Crise de confiance pour la revalorisation
Sautons sur un autre tweet, de Pap Ndiaye cette fois. Le 10 novembre il dit qu’il « souhaite une revalorisation financière » des enseignants. À force de parler de revalorisation sans jamais la décider, le ministère a ruiné sa crédibilité et les espoirs des enseignants (futurs et actuels). Officiellement, il y aura une revalorisation en septembre 2023, dans presque une année, et dans un périmètre qui est encore totalement flou. Le ministre insiste sur les débuts de carrière à 2000€. Mais ses propres documents montrent ensuite un magnifique palier pendant les 10 ou 20 années qui suivent. Qui a envie d’entrer dans un métier où il n’y a aucune progression de carrière ? Encore faut-il aussi, subir la petite musique insidieuse du ministère qui dit aussi que la revalorisation n’est pas que salariale et que, à l’exemple de l’Allemagne, celle-ci est secondaire.
D’autant que, dans la suite de la loi de transformation de la fonction publique, le ministère développe la contractualisation. Le nouveau concours va permettre à des contractuels ayant un niveau bac +2 de devenir enseignant titulaire. Alors que la crise du recrutement et les suppressions de poste ont rendu très difficiles les mutations, les contractuels peuvent choisir leur académie d’exercice.
La vraie revalorisation, explique le ministre, sera liée au « nouveau pacte » avec les enseignants. Cela a encore été dit aux syndicats le 9 novembre. Seront réévalués les enseignants qui accepteront de travailler plus en se formant sur les périodes de congé , en faisant des remplacements, en suivant des élèves. Cela alors même que la Depp, la division recherche du ministère, démontre que les enseignants travaillent 43 heures par semaine en moyenne. Le message des enseignants est répercuté par la Depp : une large majorité estime être vraiment mal payés (55% contre 7% des Français) et la moitié se plaint de la charge de travail. Tout cela est confirmé par la hausse constante des démissions tout au long du précédent quinquennat et maintenant des ruptures conventionnelles : 425 en 2020, 2130 en 2021.
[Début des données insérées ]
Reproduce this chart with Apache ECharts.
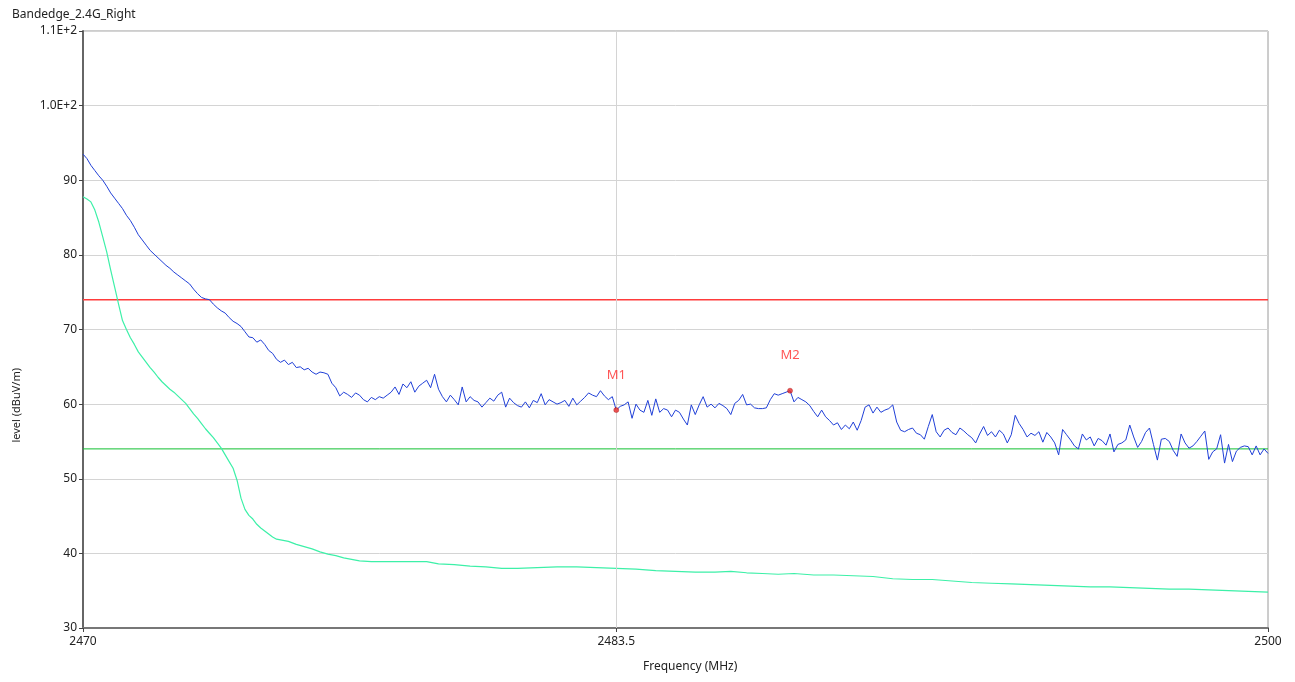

Une prolétarisation du métier enseignant
Autre petite musique entendue au ministère depuis le Grenelle : la réforme du métier. Elle accompagnera probablement le « nouveau pacte » voulu par le président. Les enseignants doivent apprendre à travailler en équipe pour avoir plus de plaisir dans le travail. Ces équipes seront « dynamisées » par les chefs d’établissement et les directeurs. Si travailler avec des collègues que l’on estime est un vrai trésor, ce n’est pas cela que propose le ministère. Ce qu’il veut, c’est un contrôle plus étroit du travail enseignant. C’est par ce contrôle accru qu’il pense améliorer les résultats du système éducatif. On en revient à l’image dégradée des enseignants que véhicule le ministère. Tout en proclamant sa volonté de revaloriser le métier aux yeux des Français, il pousse sans cesse à sa prolétarisation.
« C’est sous l’effet d’une double asphyxie budgétaire et dogmatique que le système s’est grippé », explique le Se Unsa dans un communiqué. « Les salaires ont continué de décrocher sous l’effet d’un dégel du point d’indice aussi rare que faible… La pluie de réformes et d’injonctions déconnectées des réalités a accru la mise en porte-à-faux face aux besoins grandissants de nos élèves ». Le Snes Fsu, premier syndicat du second degré, « exige le rattrapage des pertes de pouvoir d’achat et une revalorisation sans contreparties ».
La prolongation des concours d’enseignement signe l’échec de la politique de relations humaines du ministère. Pour y remédier, il ne faudrait pas seulement un autre budget. Il faudrait aussi une autre vision du métier.